= AIM OF THE EXERCISE =
Copy the lines of the data below exactly, starting at the first and stopping after the line that contains "ax.set_xlim(-0.5, len(categories) - 0.5)"; include no pictures.

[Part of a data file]
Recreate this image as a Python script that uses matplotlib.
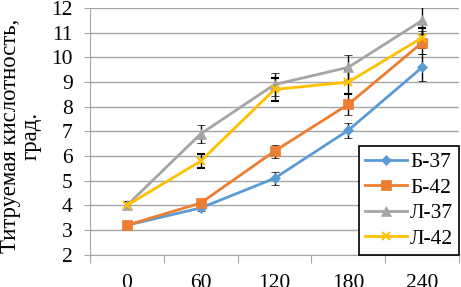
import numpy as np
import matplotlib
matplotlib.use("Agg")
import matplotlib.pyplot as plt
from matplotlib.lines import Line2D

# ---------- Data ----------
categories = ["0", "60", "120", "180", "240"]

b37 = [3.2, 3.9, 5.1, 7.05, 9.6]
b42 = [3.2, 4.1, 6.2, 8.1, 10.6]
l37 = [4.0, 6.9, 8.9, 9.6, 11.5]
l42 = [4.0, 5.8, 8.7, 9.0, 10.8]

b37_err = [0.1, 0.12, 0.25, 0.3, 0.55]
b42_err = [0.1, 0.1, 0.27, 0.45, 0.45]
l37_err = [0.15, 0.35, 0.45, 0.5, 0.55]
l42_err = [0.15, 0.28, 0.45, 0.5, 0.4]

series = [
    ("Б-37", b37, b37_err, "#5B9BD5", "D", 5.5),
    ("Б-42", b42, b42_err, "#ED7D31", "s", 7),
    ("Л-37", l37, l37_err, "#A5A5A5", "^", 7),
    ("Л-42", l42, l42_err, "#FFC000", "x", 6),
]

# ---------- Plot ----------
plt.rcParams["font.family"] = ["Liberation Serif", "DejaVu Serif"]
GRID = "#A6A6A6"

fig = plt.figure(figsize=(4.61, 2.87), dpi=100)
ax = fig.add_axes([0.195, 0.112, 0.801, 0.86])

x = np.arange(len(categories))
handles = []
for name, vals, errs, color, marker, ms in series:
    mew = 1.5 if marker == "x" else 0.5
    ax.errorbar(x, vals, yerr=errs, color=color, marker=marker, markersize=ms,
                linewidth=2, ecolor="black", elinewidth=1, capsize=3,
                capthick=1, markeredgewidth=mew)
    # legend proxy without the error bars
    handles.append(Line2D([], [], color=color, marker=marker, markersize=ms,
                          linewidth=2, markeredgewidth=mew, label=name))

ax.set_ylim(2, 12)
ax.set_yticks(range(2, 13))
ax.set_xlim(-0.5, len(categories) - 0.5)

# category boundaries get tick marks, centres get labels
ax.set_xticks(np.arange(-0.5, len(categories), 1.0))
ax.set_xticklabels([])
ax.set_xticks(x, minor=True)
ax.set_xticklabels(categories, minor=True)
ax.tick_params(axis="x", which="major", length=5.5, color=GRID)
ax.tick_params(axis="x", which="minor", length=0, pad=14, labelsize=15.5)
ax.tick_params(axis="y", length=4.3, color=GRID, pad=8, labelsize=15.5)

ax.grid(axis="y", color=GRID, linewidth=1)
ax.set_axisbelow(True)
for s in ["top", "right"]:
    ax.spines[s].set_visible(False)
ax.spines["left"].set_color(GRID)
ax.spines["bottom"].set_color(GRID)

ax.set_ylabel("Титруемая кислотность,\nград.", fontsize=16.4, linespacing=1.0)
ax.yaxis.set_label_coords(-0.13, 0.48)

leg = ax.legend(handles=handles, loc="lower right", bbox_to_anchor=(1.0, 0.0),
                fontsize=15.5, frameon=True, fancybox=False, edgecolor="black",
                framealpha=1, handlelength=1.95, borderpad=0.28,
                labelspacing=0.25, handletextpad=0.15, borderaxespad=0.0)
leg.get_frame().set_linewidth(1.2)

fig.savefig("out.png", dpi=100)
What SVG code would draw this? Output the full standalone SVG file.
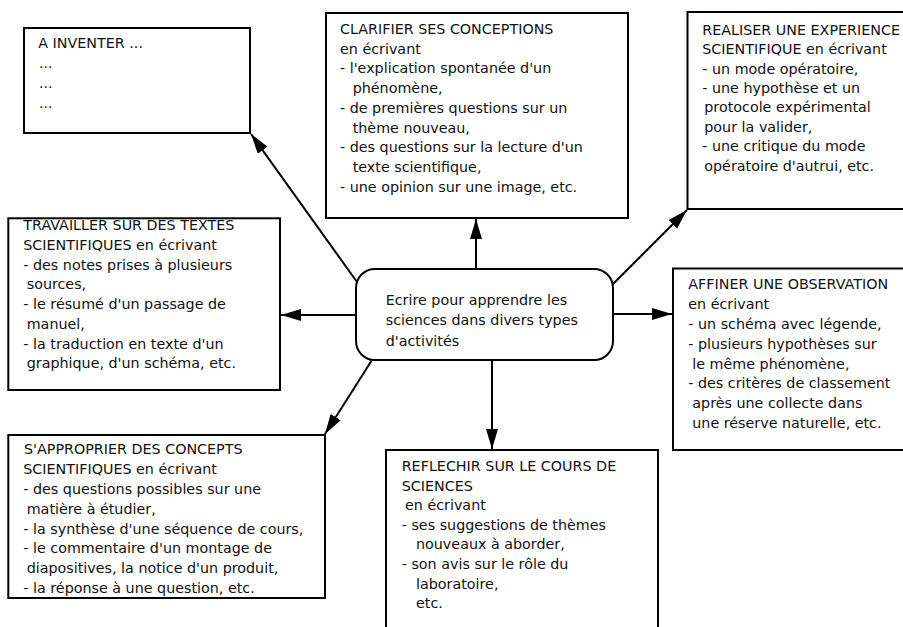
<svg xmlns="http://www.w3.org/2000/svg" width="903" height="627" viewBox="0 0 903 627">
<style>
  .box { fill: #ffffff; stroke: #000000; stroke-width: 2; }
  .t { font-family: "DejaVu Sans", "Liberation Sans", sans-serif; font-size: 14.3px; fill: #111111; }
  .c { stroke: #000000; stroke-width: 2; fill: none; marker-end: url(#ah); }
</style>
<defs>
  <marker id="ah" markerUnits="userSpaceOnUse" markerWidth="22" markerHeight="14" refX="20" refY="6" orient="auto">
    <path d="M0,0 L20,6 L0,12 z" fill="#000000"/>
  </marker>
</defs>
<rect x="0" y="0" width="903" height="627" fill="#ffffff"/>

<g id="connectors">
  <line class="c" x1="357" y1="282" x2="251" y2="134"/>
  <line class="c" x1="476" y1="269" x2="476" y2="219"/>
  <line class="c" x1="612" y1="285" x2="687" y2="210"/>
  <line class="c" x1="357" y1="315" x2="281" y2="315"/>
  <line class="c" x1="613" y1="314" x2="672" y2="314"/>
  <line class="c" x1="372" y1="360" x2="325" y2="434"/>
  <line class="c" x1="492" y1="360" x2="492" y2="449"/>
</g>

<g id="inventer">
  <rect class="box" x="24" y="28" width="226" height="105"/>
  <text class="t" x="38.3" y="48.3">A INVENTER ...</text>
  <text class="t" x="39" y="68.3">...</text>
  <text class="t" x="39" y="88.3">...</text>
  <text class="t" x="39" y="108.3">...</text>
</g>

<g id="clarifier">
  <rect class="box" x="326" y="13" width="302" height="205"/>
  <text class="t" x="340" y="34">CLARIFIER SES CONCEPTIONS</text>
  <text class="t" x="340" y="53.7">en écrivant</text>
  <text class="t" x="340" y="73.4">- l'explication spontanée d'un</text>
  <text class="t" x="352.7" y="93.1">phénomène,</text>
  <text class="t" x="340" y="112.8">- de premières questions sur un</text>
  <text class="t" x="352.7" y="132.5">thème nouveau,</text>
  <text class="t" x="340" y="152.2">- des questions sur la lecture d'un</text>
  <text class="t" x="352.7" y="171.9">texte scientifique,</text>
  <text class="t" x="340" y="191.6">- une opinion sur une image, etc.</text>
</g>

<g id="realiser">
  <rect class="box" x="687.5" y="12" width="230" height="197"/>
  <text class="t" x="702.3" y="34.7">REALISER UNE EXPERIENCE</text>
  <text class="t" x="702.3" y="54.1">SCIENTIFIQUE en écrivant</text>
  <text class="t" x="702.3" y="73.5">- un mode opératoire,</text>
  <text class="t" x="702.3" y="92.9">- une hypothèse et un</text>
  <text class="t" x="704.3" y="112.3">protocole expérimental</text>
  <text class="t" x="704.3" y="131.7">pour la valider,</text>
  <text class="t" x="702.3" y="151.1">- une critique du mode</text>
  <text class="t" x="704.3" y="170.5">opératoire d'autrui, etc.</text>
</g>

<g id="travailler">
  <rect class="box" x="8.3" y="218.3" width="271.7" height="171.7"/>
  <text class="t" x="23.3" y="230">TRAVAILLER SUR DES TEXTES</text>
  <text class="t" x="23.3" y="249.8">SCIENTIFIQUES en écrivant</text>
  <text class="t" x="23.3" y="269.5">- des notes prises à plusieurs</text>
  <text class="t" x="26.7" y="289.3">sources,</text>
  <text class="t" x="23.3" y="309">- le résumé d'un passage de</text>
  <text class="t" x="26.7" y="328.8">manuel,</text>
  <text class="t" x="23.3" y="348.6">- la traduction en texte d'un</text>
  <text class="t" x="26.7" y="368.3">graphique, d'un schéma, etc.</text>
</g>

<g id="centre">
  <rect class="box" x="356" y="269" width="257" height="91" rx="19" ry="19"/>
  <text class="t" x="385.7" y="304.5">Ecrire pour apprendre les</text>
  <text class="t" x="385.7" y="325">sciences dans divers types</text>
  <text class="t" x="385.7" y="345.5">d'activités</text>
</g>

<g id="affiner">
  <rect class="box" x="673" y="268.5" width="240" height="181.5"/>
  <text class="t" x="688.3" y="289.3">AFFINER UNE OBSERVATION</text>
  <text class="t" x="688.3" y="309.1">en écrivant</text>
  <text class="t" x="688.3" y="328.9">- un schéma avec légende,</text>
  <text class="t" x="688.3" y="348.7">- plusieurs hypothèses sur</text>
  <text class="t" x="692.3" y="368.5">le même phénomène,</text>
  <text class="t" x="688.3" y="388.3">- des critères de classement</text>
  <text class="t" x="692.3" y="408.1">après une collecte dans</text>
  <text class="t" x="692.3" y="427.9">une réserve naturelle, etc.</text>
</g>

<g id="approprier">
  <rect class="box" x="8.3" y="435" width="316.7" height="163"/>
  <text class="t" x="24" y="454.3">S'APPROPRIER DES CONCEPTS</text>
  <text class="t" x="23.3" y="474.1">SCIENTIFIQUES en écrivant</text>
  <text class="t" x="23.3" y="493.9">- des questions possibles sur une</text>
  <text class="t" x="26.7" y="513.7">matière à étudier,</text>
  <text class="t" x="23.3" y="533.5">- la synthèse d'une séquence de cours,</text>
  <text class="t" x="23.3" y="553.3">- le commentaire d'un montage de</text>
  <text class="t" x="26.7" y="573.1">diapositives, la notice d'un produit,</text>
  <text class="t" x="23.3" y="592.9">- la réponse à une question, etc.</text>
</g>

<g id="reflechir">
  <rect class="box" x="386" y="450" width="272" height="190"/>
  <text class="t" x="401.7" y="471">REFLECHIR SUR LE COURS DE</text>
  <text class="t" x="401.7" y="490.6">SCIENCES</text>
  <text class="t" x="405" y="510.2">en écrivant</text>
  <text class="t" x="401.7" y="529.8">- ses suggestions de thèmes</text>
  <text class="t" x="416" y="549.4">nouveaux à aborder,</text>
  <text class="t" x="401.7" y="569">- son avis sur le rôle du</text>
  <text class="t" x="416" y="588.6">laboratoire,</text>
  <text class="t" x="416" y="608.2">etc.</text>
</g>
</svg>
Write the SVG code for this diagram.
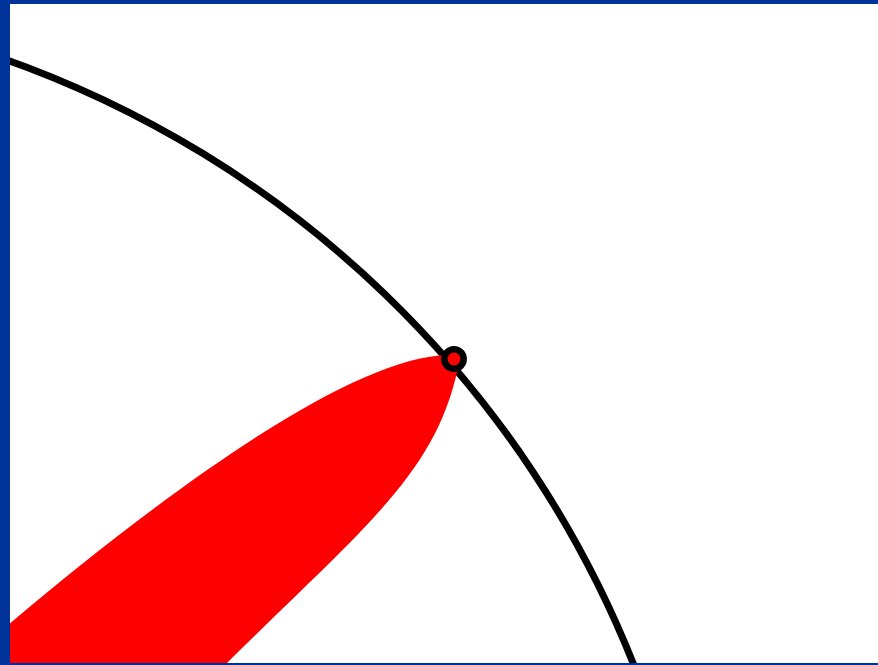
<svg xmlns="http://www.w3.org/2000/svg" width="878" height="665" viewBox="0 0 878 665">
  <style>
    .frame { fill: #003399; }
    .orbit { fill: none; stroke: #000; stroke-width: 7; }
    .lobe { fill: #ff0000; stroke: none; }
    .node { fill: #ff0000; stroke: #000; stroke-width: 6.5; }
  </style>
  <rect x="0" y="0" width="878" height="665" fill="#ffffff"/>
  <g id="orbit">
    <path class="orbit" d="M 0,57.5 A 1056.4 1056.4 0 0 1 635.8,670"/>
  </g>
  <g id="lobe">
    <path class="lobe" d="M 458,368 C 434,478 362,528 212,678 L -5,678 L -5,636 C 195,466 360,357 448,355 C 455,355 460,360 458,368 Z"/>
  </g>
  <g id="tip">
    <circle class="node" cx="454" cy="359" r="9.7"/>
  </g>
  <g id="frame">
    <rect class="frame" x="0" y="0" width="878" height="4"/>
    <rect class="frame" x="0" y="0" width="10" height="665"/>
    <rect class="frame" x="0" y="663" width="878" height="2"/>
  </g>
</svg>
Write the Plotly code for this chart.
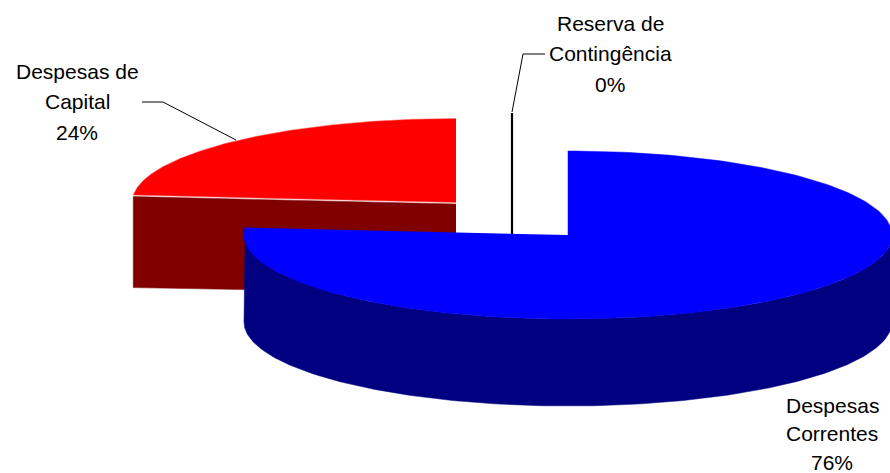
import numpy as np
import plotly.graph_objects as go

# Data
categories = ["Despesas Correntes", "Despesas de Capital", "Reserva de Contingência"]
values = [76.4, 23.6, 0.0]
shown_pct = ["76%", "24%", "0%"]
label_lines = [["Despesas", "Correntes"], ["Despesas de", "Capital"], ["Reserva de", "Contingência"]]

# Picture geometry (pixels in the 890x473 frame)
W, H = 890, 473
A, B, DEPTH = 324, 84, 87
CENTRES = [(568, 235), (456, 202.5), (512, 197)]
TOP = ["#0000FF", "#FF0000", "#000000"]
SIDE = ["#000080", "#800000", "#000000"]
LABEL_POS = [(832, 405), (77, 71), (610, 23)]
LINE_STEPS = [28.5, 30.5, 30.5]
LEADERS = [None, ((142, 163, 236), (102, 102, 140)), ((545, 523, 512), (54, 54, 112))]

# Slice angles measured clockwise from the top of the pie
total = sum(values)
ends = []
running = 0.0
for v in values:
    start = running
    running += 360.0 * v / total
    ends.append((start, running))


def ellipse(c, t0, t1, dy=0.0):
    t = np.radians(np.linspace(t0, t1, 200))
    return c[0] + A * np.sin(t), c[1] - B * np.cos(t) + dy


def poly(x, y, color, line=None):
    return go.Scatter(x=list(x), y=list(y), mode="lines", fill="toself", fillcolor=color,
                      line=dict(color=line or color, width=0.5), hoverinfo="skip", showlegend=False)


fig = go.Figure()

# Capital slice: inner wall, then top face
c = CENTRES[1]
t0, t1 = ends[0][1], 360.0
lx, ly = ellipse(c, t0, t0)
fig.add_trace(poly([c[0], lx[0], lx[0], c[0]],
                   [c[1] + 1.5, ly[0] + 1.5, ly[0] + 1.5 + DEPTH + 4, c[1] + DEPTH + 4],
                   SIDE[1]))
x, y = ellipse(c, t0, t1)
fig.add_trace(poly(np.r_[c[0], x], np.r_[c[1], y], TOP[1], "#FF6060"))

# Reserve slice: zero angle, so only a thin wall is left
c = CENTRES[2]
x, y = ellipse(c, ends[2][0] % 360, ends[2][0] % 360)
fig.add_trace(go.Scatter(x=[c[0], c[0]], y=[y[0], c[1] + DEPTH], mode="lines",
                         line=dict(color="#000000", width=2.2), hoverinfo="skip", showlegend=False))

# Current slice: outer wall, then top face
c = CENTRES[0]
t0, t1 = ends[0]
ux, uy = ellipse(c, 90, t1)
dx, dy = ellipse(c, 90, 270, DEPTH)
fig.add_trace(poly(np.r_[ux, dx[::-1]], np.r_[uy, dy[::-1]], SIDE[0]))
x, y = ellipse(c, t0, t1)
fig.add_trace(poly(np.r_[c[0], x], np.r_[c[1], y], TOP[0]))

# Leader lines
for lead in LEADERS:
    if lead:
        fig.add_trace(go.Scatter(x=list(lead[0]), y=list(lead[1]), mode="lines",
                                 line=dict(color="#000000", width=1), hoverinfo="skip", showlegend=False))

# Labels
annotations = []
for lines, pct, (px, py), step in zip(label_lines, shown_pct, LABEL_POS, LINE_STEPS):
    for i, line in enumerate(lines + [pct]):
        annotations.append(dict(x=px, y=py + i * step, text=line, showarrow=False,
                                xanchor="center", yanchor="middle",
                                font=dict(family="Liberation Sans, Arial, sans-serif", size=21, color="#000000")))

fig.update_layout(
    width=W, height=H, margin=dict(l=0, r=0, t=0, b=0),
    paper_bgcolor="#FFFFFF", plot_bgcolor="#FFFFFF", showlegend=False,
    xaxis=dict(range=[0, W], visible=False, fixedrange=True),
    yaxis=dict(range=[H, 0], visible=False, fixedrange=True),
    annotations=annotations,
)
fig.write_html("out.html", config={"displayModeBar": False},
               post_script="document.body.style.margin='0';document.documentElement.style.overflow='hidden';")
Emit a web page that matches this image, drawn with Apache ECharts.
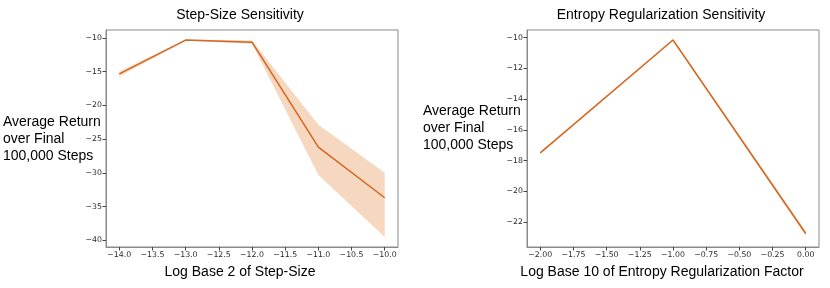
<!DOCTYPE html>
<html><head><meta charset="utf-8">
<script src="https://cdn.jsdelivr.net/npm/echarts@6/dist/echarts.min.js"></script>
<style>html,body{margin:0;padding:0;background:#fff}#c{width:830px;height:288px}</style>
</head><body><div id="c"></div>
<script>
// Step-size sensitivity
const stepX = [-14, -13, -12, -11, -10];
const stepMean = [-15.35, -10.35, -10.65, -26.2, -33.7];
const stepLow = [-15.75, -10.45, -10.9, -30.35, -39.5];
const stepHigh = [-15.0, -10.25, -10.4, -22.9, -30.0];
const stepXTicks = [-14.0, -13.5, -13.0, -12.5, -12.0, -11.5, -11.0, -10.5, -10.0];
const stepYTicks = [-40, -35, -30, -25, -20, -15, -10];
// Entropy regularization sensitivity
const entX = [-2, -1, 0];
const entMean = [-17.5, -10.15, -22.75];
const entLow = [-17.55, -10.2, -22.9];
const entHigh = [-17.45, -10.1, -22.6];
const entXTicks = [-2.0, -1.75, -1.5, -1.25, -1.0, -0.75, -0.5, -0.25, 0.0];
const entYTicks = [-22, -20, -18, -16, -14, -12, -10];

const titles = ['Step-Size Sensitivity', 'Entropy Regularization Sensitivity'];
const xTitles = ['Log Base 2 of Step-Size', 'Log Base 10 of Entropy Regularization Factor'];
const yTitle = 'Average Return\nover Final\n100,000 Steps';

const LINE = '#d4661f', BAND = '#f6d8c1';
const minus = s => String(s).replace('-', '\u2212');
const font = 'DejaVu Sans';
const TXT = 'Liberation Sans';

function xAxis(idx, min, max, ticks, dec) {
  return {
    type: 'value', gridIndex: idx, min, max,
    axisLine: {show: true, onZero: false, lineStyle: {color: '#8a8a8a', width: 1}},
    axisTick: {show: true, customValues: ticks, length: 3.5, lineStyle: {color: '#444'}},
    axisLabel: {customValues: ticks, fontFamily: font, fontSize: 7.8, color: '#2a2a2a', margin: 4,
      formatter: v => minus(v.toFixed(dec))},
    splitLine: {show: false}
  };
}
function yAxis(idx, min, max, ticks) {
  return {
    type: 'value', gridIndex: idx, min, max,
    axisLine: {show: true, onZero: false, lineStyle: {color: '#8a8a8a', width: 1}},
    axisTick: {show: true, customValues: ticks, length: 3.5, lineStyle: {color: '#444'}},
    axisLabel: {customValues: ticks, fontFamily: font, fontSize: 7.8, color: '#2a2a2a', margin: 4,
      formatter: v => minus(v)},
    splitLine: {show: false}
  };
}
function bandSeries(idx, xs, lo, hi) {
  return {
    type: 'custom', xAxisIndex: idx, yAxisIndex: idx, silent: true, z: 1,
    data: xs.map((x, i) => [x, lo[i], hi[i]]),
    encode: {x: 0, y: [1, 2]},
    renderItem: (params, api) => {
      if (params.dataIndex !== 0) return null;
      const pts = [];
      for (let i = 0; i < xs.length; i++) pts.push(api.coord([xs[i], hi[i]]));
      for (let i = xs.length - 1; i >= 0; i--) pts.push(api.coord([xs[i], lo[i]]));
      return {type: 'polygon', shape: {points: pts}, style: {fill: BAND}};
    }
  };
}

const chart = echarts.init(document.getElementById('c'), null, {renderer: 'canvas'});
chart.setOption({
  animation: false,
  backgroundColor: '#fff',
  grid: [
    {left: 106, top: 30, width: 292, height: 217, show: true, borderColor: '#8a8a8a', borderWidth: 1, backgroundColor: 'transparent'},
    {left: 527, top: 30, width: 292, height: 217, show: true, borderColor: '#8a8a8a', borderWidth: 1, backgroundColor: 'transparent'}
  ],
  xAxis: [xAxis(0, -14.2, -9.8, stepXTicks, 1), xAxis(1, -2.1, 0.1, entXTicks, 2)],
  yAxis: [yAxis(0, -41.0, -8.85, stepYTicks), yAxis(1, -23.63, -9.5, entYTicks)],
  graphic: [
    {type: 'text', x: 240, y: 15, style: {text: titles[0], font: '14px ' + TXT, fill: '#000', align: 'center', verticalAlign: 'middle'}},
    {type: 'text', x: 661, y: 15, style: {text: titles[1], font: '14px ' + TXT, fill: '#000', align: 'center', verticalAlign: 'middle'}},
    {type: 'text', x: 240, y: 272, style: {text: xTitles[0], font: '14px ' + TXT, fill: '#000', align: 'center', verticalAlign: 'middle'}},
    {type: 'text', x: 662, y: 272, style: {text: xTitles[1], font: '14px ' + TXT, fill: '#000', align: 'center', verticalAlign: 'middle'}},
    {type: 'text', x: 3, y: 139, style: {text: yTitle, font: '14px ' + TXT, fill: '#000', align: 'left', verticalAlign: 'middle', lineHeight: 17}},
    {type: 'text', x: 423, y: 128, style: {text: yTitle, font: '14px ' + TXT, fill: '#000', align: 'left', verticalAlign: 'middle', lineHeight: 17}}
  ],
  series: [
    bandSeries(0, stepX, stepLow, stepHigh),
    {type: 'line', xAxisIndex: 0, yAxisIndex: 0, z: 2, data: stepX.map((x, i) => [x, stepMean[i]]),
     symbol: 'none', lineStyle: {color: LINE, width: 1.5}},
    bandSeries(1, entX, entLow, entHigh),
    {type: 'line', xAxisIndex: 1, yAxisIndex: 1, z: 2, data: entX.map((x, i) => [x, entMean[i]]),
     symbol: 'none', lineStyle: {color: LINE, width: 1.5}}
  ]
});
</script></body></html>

= COMPLETE ANSWER =
Recreate this image as a Python script that uses matplotlib.
import numpy as np
import matplotlib
matplotlib.use("Agg")
import matplotlib.pyplot as plt
from matplotlib.lines import Line2D

# ---------- Data ----------
categories = ["0", "60", "120", "180", "240"]

b37 = [3.2, 3.9, 5.1, 7.05, 9.6]
b42 = [3.2, 4.1, 6.2, 8.1, 10.6]
l37 = [4.0, 6.9, 8.9, 9.6, 11.5]
l42 = [4.0, 5.8, 8.7, 9.0, 10.8]

b37_err = [0.1, 0.12, 0.25, 0.3, 0.55]
b42_err = [0.1, 0.1, 0.27, 0.45, 0.45]
l37_err = [0.15, 0.35, 0.45, 0.5, 0.55]
l42_err = [0.15, 0.28, 0.45, 0.5, 0.4]

series = [
    ("Б-37", b37, b37_err, "#5B9BD5", "D", 5.5),
    ("Б-42", b42, b42_err, "#ED7D31", "s", 7),
    ("Л-37", l37, l37_err, "#A5A5A5", "^", 7),
    ("Л-42", l42, l42_err, "#FFC000", "x", 6),
]

# ---------- Plot ----------
plt.rcParams["font.family"] = ["Liberation Serif", "DejaVu Serif"]
GRID = "#A6A6A6"

fig = plt.figure(figsize=(4.61, 2.87), dpi=100)
ax = fig.add_axes([0.195, 0.112, 0.801, 0.86])

x = np.arange(len(categories))
handles = []
for name, vals, errs, color, marker, ms in series:
    mew = 1.5 if marker == "x" else 0.5
    ax.errorbar(x, vals, yerr=errs, color=color, marker=marker, markersize=ms,
                linewidth=2, ecolor="black", elinewidth=1, capsize=3,
                capthick=1, markeredgewidth=mew)
    # legend proxy without the error bars
    handles.append(Line2D([], [], color=color, marker=marker, markersize=ms,
                          linewidth=2, markeredgewidth=mew, label=name))

ax.set_ylim(2, 12)
ax.set_yticks(range(2, 13))
ax.set_xlim(-0.5, len(categories) - 0.5)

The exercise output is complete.